Même si elles n’ont pas concerné le dialogue social dans les collectivités, quel bilan tirez-vous des ordonnances Travail de 2017 avec cinq ans de recul ?

B. de L. : J’ai le sentiment d’une vivacité retrouvée dans le dialogue social d’entreprise et de branches au vu des 80 000 accords conclus fin 2021. Néanmoins, il est difficile de dire que les corps intermédiaires ont été particulièrement bien traités pendant le dernier quinquennat. Un paradoxe donc, avec une forte vitalité du dialogue social au niveau local et des conflits très emblématiques ces cinq dernières années marquées par des blocages (par exemple à la SNCF ou à Air France), sans oublier le mouvement des gilets jaunes qui a peut-être été un moyen de contourner ces corps intermédiaires un peu délaissés. Je salue dans ces ordonnances l’amorce d’une inversion de la hiérarchie des normes qui ramène le dialogue social au plus près du terrain et qui me paraît aller dans le bon sens. Cela permet aux syndicats et au dialogue social d’être au plus près des réalités locales, à l’image de ce qu’avait mis en place la loi Robien du 16 juin 1996. Celle-ci fixait un cadre et mettait à la disposition des partenaires sociaux des outils incitatifs tenant compte des spécificités de chaque organisation. Dans ce contexte, employeurs et syndicats se sont très vite emparés de la loi pour signer 3 000 accords. C’est à l’inverse d’un texte comme la loi Aubry 2, qui imposait les 35 heures sans laisser de marge de manœuvre, avec une décision qui s’est imposée par le haut. Je ferais en partie le même reproche aux ordonnances sur la fusion des instances paritaires. Elles se sont imposées à tous sans distinction, sans laisser aucune liberté aux acteurs du dialogue social du terrain.
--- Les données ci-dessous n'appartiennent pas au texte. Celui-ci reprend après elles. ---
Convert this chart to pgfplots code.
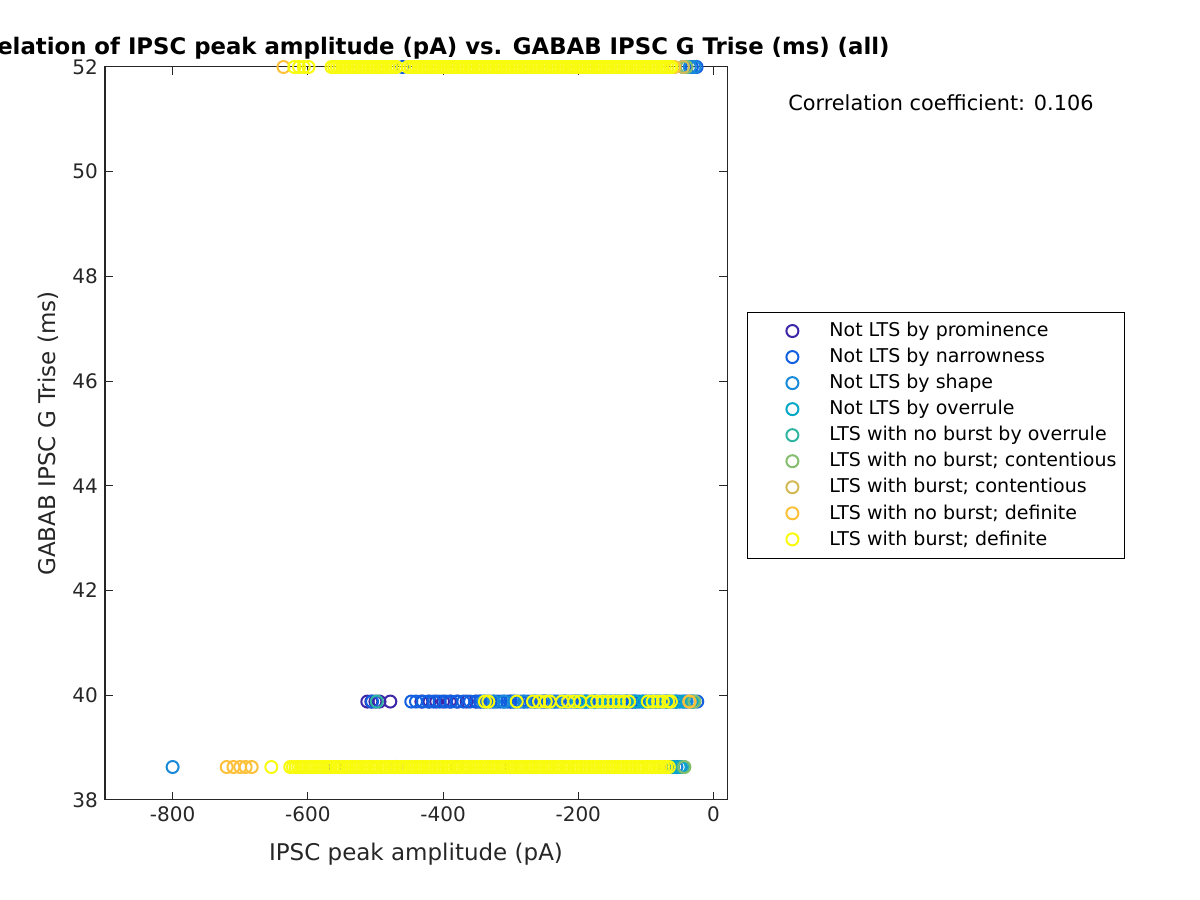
\documentclass[border=0pt]{standalone}
\usepackage{pgfplots}
\pgfplotsset{compat=1.18}
\usepackage{fontspec}
\setmainfont{DejaVu Sans}

\definecolor{c1}{RGB}{62,38,168}
\definecolor{c2}{RGB}{18,96,224}
\definecolor{c3}{RGB}{24,138,216}
\definecolor{c4}{RGB}{6,168,200}
\definecolor{c5}{RGB}{48,182,160}
\definecolor{c6}{RGB}{132,190,110}
\definecolor{c7}{RGB}{212,186,86}
\definecolor{c8}{RGB}{252,192,58}
\definecolor{c9}{RGB}{249,251,14}
\definecolor{axgray}{RGB}{38,38,38}

\begin{document}
\begin{tikzpicture}
\useasboundingbox (0,0) rectangle (600pt,450pt);
\begin{axis}[
  at={(52.5pt,50pt)}, anchor=south west,
  scale only axis,
  width=311pt, height=366.5pt,
  xmin=-900, xmax=20,
  ymin=38, ymax=52,
  xtick={-800,-600,-400,-200,0},
  ytick={38,40,...,52},
  tick align=inside,
  major tick length=4pt,
  axis line style={axgray, line width=0.5pt},
  every tick/.style={axgray, line width=0.5pt},
  tick label style={font=\fontsize{10}{12}\selectfont, text=axgray},
  /pgf/number format/assume math mode=true,
  /pgf/number format/set thousands separator={},
  xlabel={IPSC peak amplitude (pA)},
  ylabel={GABAB IPSC G Trise (ms)},
  label style={font=\fontsize{11.5}{13}\selectfont, text=axgray},
  xlabel style={yshift=-3.5pt},
  title={Correlation of IPSC peak amplitude (pA) vs. GABAB IPSC G Trise (ms) (all)},
  title style={font=\bfseries\fontsize{11.4}{13}\selectfont, yshift=-5.5pt},
  clip=false,
  every axis plot/.append style={only marks, mark=o, mark size=3pt, line width=1pt},
  legend cell align=left,
  legend style={at={(1.032,0.666)}, anchor=north west, draw=black, line width=0.5pt,
    font=\fontsize{9.5}{11}\selectfont, row sep=0.3pt, inner xsep=2pt, inner ysep=3pt},
  legend image code/.code={\path[draw=none] (0pt,0pt) -- (37pt,0pt);
    \draw[#1, only marks] plot coordinates {(20.5pt,0pt)};},
]
% Not LTS by prominence
\addplot[c1] coordinates {
(-512,39.88) (-506,39.88) (-500,39.88) (-494,39.88) (-478,39.88) (-432,39.88) (-420,39.88)
(-410,39.88) (-400,39.88) (-390,39.88) (-378,39.88) (-365,39.88) (-352,39.88) (-345,39.88)
(-300,39.88) (-250,39.88) (-120,39.88) (-380,38.63) (-300,38.63)};
% Not LTS by narrowness
\addplot[c2] coordinates {
(-505,39.88) (-447,39.88) (-440,39.88) (-430,39.88) (-422,39.88) (-414,39.88) (-405,39.88)
(-396,39.88) (-388,39.88) (-380,39.88) (-370,39.88) (-360,39.88) (-350,39.88) (-340,39.88)
(-330,39.88) (-320,39.88) (-310,39.88) (-300,39.88) (-290,39.88) (-280,39.88) (-270,39.88)
(-260,39.88) (-250,39.88) (-240,39.88) (-230,39.88) (-220,39.88) (-210,39.88) (-200,39.88)
(-190,39.88) (-180,39.88) (-170,39.88) (-160,39.88) (-150,39.88) (-140,39.88) (-130,39.88)
(-120,39.88) (-110,39.88) (-100,39.88) (-90,39.88) (-80,39.88) (-70,39.88) (-60,39.88)
(-50,39.88) (-40,39.88) (-30,39.88) (-24,39.88)
(-345,39.88) (-335,39.88) (-325,39.88) (-315,39.88) (-305,39.88) (-295,39.88) (-285,39.88)
(-275,39.88) (-265,39.88) (-255,39.88) (-245,39.88) (-235,39.88) (-225,39.88) (-215,39.88)
(-205,39.88) (-195,39.88) (-185,39.88) (-175,39.88) (-165,39.88) (-155,39.88) (-145,39.88)
(-135,39.88) (-125,39.88) (-115,39.88) (-105,39.88) (-95,39.88) (-85,39.88) (-75,39.88)
(-65,39.88) (-55,39.88) (-45,39.88) (-35,39.88)
(-460,52) (-40,52) (-32,52) (-25,52)
(-70,38.63) (-60,38.63) (-55,38.63) (-560,38.63) (-470,38.63)};
% Not LTS by shape
\addplot[c3] coordinates {
(-800,38.63) (-62,38.63) (-55,38.63) (-48,38.63)
(-340,39.88) (-325,39.88) (-310,39.88) (-295,39.88) (-280,39.88) (-265,39.88) (-250,39.88)
(-235,39.88) (-220,39.88) (-205,39.88) (-190,39.88) (-175,39.88) (-160,39.88) (-145,39.88)
(-130,39.88) (-115,39.88) (-100,39.88) (-85,39.88) (-70,39.88) (-55,39.88) (-40,39.88)
(-35,52) (-28,52)};
% Not LTS by overrule
\addplot[c4] coordinates {
(-200,39.88) (-188,39.88) (-176,39.88) (-164,39.88) (-152,39.88) (-140,39.88) (-128,39.88)
(-116,39.88) (-104,39.88) (-92,39.88) (-80,39.88) (-68,39.88) (-56,39.88) (-44,39.88)
(-32,39.88) (-60,38.63) (-50,38.63) (-45,52)};
% LTS with no burst by overrule
\addplot[c5] coordinates {(-498,39.88) (-30,39.88) (-45,38.63)};
% LTS with no burst; contentious
\addplot[c6] coordinates {(-43,38.63) (-40,52) (-28,39.88)};
% LTS with burst; contentious
\addplot[c7] coordinates {(-45,52) (-35,39.88) (-80,38.63)};
% LTS with no burst; definite
\addplot[c8] coordinates {
(-636,52) (-58,52) (-720,38.63) (-710,38.63) (-700,38.63) (-692,38.63) (-683,38.63)
(-36,39.88) (-90,38.63)};
% LTS with burst; definite
\addplot[c9] coordinates {
(-620,52) (-613,52) (-606,52) (-599,52)
(-565,52) (-557,52) (-549,52) (-541,52) (-533,52) (-525,52) (-517,52) (-509,52) (-501,52)
(-493,52) (-485,52) (-477,52) (-469,52)
(-561,52) (-553,52) (-545,52) (-537,52) (-529,52) (-521,52) (-513,52) (-505,52) (-497,52)
(-489,52) (-481,52) (-473,52)
(-452,52) (-444,52) (-436,52) (-428,52) (-420,52) (-412,52) (-404,52) (-396,52) (-388,52)
(-380,52) (-372,52) (-364,52) (-356,52) (-348,52) (-340,52) (-332,52) (-324,52) (-316,52)
(-308,52) (-300,52) (-292,52) (-284,52) (-276,52) (-268,52) (-260,52) (-252,52) (-244,52)
(-236,52) (-228,52) (-220,52) (-212,52) (-204,52) (-196,52) (-188,52) (-180,52) (-172,52)
(-164,52) (-156,52) (-148,52) (-140,52) (-132,52) (-124,52) (-116,52) (-108,52) (-100,52)
(-92,52) (-84,52) (-76,52) (-68,52) (-62,52)
(-448,52) (-440,52) (-432,52) (-424,52) (-416,52) (-408,52) (-400,52) (-392,52) (-384,52)
(-376,52) (-368,52) (-360,52) (-352,52) (-344,52) (-336,52) (-328,52) (-320,52) (-312,52)
(-304,52) (-296,52) (-288,52) (-280,52) (-272,52) (-264,52) (-256,52) (-248,52) (-240,52)
(-232,52) (-224,52) (-216,52) (-208,52) (-200,52) (-192,52) (-184,52) (-176,52) (-168,52)
(-160,52) (-152,52) (-144,52) (-136,52) (-128,52) (-120,52) (-112,52) (-104,52) (-96,52)
(-88,52) (-80,52) (-72,52) (-64,52)
(-338,39.88) (-333,39.88) (-291,39.88) (-267,39.88) (-258,39.88) (-248,39.88) (-242,39.88)
(-224,39.88) (-215,39.88) (-206,39.88) (-197,39.88) (-180,39.88) (-172,39.88) (-164,39.88)
(-156,39.88) (-148,39.88) (-140,39.88) (-132,39.88) (-125,39.88) (-97,39.88) (-90,39.88)
(-82,39.88) (-75,39.88) (-67,39.88) (-63,39.88)
(-654,38.63)
(-626,38.63) (-618,38.63) (-610,38.63) (-602,38.63) (-594,38.63) (-586,38.63) (-578,38.63)
(-570,38.63) (-562,38.63) (-554,38.63) (-546,38.63) (-538,38.63) (-530,38.63) (-522,38.63)
(-514,38.63) (-506,38.63) (-498,38.63) (-490,38.63) (-482,38.63) (-474,38.63) (-466,38.63)
(-458,38.63) (-450,38.63) (-442,38.63) (-434,38.63) (-426,38.63) (-418,38.63) (-410,38.63)
(-402,38.63) (-394,38.63) (-386,38.63) (-378,38.63) (-370,38.63) (-362,38.63) (-354,38.63)
(-346,38.63) (-338,38.63) (-330,38.63) (-322,38.63) (-314,38.63) (-306,38.63) (-298,38.63)
(-290,38.63) (-282,38.63) (-274,38.63) (-266,38.63) (-258,38.63) (-250,38.63) (-242,38.63)
(-234,38.63) (-226,38.63) (-218,38.63) (-210,38.63) (-202,38.63) (-194,38.63) (-186,38.63)
(-178,38.63) (-170,38.63) (-162,38.63) (-154,38.63) (-146,38.63) (-138,38.63) (-130,38.63)
(-122,38.63) (-114,38.63) (-106,38.63) (-98,38.63) (-90,38.63) (-82,38.63) (-74,38.63)
(-66,38.63)
(-622,38.63) (-614,38.63) (-606,38.63) (-598,38.63) (-590,38.63) (-582,38.63) (-574,38.63)
(-566,38.63) (-558,38.63) (-550,38.63) (-542,38.63) (-534,38.63) (-526,38.63) (-518,38.63)
(-510,38.63) (-502,38.63) (-494,38.63) (-486,38.63) (-478,38.63) (-470,38.63) (-462,38.63)
(-454,38.63) (-446,38.63) (-438,38.63) (-430,38.63) (-422,38.63) (-414,38.63) (-406,38.63)
(-398,38.63) (-390,38.63) (-382,38.63) (-374,38.63) (-366,38.63) (-358,38.63) (-350,38.63)
(-342,38.63) (-334,38.63) (-326,38.63) (-318,38.63) (-310,38.63) (-302,38.63) (-294,38.63)
(-286,38.63) (-278,38.63) (-270,38.63) (-262,38.63) (-254,38.63) (-246,38.63) (-238,38.63)
(-230,38.63) (-222,38.63) (-214,38.63) (-206,38.63) (-198,38.63) (-190,38.63) (-182,38.63)
(-174,38.63) (-166,38.63) (-158,38.63) (-150,38.63) (-142,38.63) (-134,38.63) (-126,38.63)
(-118,38.63) (-110,38.63) (-102,38.63) (-94,38.63) (-86,38.63) (-78,38.63) (-70,38.63)};
\legend{Not LTS by prominence, Not LTS by narrowness, Not LTS by shape, Not LTS by overrule,
LTS with no burst by overrule, LTS with no burst; contentious, LTS with burst; contentious,
LTS with no burst; definite, LTS with burst; definite}
\node[font=\fontsize{10.4}{12}\selectfont, anchor=center] at (rel axis cs:1.344,0.951) {Correlation coefficient: 0.106};
\end{axis}
\end{tikzpicture}
\end{document}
Pour revitaliser le dialogue social, pourquoi ne pas s’inspirer des dispositifs mis en place chez Axa et à Suresnes, avec la charte de reconnaissance du parcours syndical ou le chèque syndical ? Pourquoi ne pas aller encore plus loin aussi dans l’inversion de la hiérarchie des normes, amorcée par ces ordonnances (ce sera la thématique de notre dernière table ronde lors des Rencontres du dialogue social du 18 octobre), en valorisant mieux encore l’accord collectif majoritaire au niveau de l’entreprise sur tous les sujets, y compris la durée du temps du travail ? Pourquoi ne pas s’inspirer du modèle nordique où l’État est beaucoup moins interventionniste ? Quand intègrera-t-on enfin en France que le dialogue social de qualité, riche et constructif, est un véritable indicateur de la performance économique, de l’emploi et de la compétitivité ?

Béatrice de Lavalette

Adjointe au maire de Suresnes depuis 2008, Béatrice de Lavalette est en charge du dialogue social, de l’innovation sociale et des ressources humaines. Ancienne conseillère parlementaire de Gilles de Robien, elle a largement contribué à la rédaction de la loi du 11 juin 1996 sur la réduction du temps de travail. À Suresnes, où elle a contribué à l’installation d’un dialogue social entre la collectivité employeuse et les salariés, elle a négocié et conclu une quarantaine d’accords avec les syndicats et sept à la Région Île-de-France dont elle a été vice-présidente en charge du dialogue social entre 2017 et 2021. Elle organise depuis 2013 les Rencontres du dialogue social des secteurs public et privé.